Au commencement, plusieurs versions d'une séquence dépeignant l'anxiété de l'auteur lors de sa recherche d'emploi sont explorées. Dans l'idée d'enrichir le récit en ajoutant une source d'anxiété, elle a réalisé, après un développement approfondi, que cela devenait trop détaillé. Ces scènes spécifiques ne cadraient pas avec l'essence de l'histoire qu'elle souhaitait initialement raconter et ne s'harmonisaient pas visuellement avec les influences surréalistes présentes dans d'autres séquences.

Dans la scène finale du film, une idée initiale a été modifiée. Au départ, la protagoniste devait participer à un défilé avec des mannequins composés de morceaux de corps féminins idéalisés, agencés de manière étrange.
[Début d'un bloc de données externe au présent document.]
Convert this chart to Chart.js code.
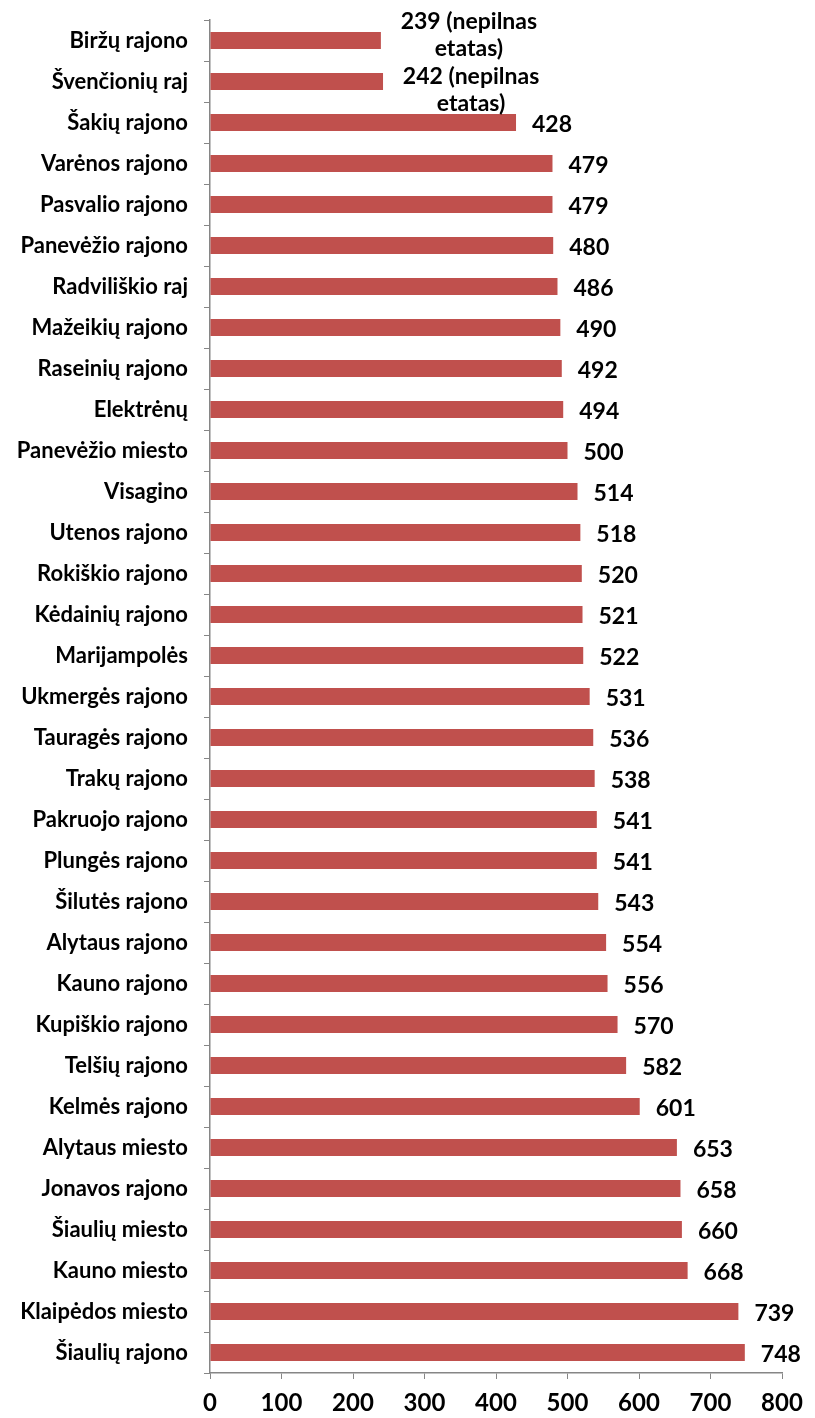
<!DOCTYPE html>
<html>
<head>
<meta charset="utf-8">
<script src="https://cdn.jsdelivr.net/npm/chart.js@4"></script>
<style>
  html, body { margin: 0; padding: 0; background: #fff; }
  #wrap { width: 815px; height: 1418px; position: relative; }
</style>
</head>
<body>
<div id="wrap"><canvas id="chart"></canvas></div>
<script>
// Categories (top to bottom) and values
const districts = [
  'Biržų rajono', 'Švenčionių raj', 'Šakių rajono', 'Varėnos rajono', 'Pasvalio rajono',
  'Panevėžio rajono', 'Radviliškio raj', 'Mažeikių rajono', 'Raseinių rajono', 'Elektrėnų',
  'Panevėžio miesto', 'Visagino', 'Utenos rajono', 'Rokiškio rajono', 'Kėdainių rajono',
  'Marijampolės', 'Ukmergės rajono', 'Tauragės rajono', 'Trakų rajono', 'Pakruojo rajono',
  'Plungės rajono', 'Šilutės rajono', 'Alytaus rajono', 'Kauno rajono', 'Kupiškio rajono',
  'Telšių rajono', 'Kelmės rajono', 'Alytaus miesto', 'Jonavos rajono', 'Šiaulių miesto',
  'Kauno miesto', 'Klaipėdos miesto', 'Šiaulių rajono'
];
const values = [
  239, 242, 428, 479, 479, 480, 486, 490, 492, 494,
  500, 514, 518, 520, 521, 522, 531, 536, 538, 541,
  541, 543, 554, 556, 570, 582, 601, 653, 658, 660,
  668, 739, 748
];
// extra note shown next to some values
const notes = ['(nepilnas etatas)', '(nepilnas etatas)'];
const xTicks = [0, 100, 200, 300, 400, 500, 600, 700, 800];

const FONT = 'Lato, "Open Sans", sans-serif';

// draws the value labels next to each bar
const valueLabels = {
  id: 'valueLabels',
  afterDatasetsDraw(chart) {
    const ctx = chart.ctx;
    const meta = chart.getDatasetMeta(0);
    ctx.save();
    ctx.fillStyle = '#000';
    ctx.font = 'bold 23px ' + FONT;
    ctx.textBaseline = 'middle';
    meta.data.forEach((bar, i) => {
      const v = values[i];
      if (notes[i]) {
        // two-line label, centred; the first one sits a bit higher in the original
        const words = notes[i].split(' ');
        const lines = [v + ' ' + words[0], words.slice(1).join(' ')];
        const cx = bar.x + 88;
        const dy = i === 0 ? -19 : -5;
        ctx.textAlign = 'center';
        ctx.fillText(lines[0], cx, bar.y + dy);
        ctx.fillText(lines[1], cx, bar.y + dy + 27);
      } else {
        ctx.textAlign = 'left';
        ctx.fillText(String(v), bar.x + 16, bar.y + 2);
      }
    });
    ctx.restore();
  }
};

new Chart(document.getElementById('chart'), {
  type: 'bar',
  data: {
    labels: districts,
    datasets: [{
      data: values,
      backgroundColor: '#C0504D',
      borderWidth: 0,
      categoryPercentage: 1,
      barPercentage: 0.41
    }]
  },
  options: {
    indexAxis: 'y',
    responsive: true,
    maintainAspectRatio: false,
    animation: false,
    layout: { padding: { top: 20, right: 33, left: 0, bottom: 0 } },
    plugins: {
      legend: { display: false },
      tooltip: { enabled: false }
    },
    scales: {
      x: {
        min: 0,
        max: 800,
        afterBuildTicks: s => { s.ticks = xTicks.map(v => ({ value: v })); },
        afterFit: s => { s.height = 45; },
        grid: { drawOnChartArea: false, drawTicks: true, tickLength: 6, color: '#868686' },
        border: { color: '#868686', width: 1.5 },
        ticks: {
          color: '#000',
          padding: 10,
          font: { family: FONT, size: 24, weight: '700' }
        }
      },
      y: {
        afterFit: s => { s.width = 210; s.paddingTop = 0; s.paddingBottom = 0; },
        grid: { drawOnChartArea: false, drawTicks: true, tickLength: 6, color: '#868686', offset: true },
        border: { color: '#868686', width: 1.5 },
        ticks: {
          color: '#000',
          padding: 16,
          autoSkip: false,
          font: { family: FONT, size: 22, weight: '700' }
        }
      }
    }
  },
  plugins: [valueLabels]
});
</script>
</body>
</html>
L'auteure trouvait que cette représentation ne transmettait pas clairement le message sur l'objectification du corps féminin. Elle a donc changé les images pour mettre davantage l'accent sur le regard masculin violent et l'objectification.

Analyse de narration

Processus de conception du personnage principale

Au début, l'autrice envisageait d'utiliser un design de personnage surréaliste inspiré de l'œuvre de l'artiste Leonora Carrington, "The Giantess: Guardian of the Egg", pour en créer un modèle 3D, mais son croquis ne la satisfaisait pas. Ensuite, elle a réalisé qu'un personnage ordinaire et moderne était plus en accord avec la narration de son film. Elle souhaitait également que le personnage présente de l'asymétrie, visible dans ses cheveux, avec une longueur différente d'un côté et d'un autre, et qu'il ait un tatouage sur un seul bras. Cela donne un aspect artistique à quelqu'un qui pratique la sculpture, comme on peut le voir dans la vidéo. Le tatouage, représentant des fleurs et des vignes, symbolise la croissance, et le lotus est associé à la méditation et à la paix intérieure.

Pour la scène où le personnage est en version marionnette, la première transformation dans le film, l'autrice a souhaité conserver les mêmes détails pour que les spectateurs puissent le reconnaître facilement. Ainsi, on remarque que le personnage devient en bois et que ses vêtements sont peints. Dans la scène où le personnage se transforme en sculpture, elle a également conservé le même style de cheveux pour assurer une continuité d'une scène à l'autre. Il s'agit d'une sculpture au torse nu, avec de nombreuses fissures dans la statue en marbre, préfigurant la destruction plus substantielle à venir. La statue est représentée sans bras ni jambes pour illustrer son manque de mobilité et d'agence pour échapper au regard masculin.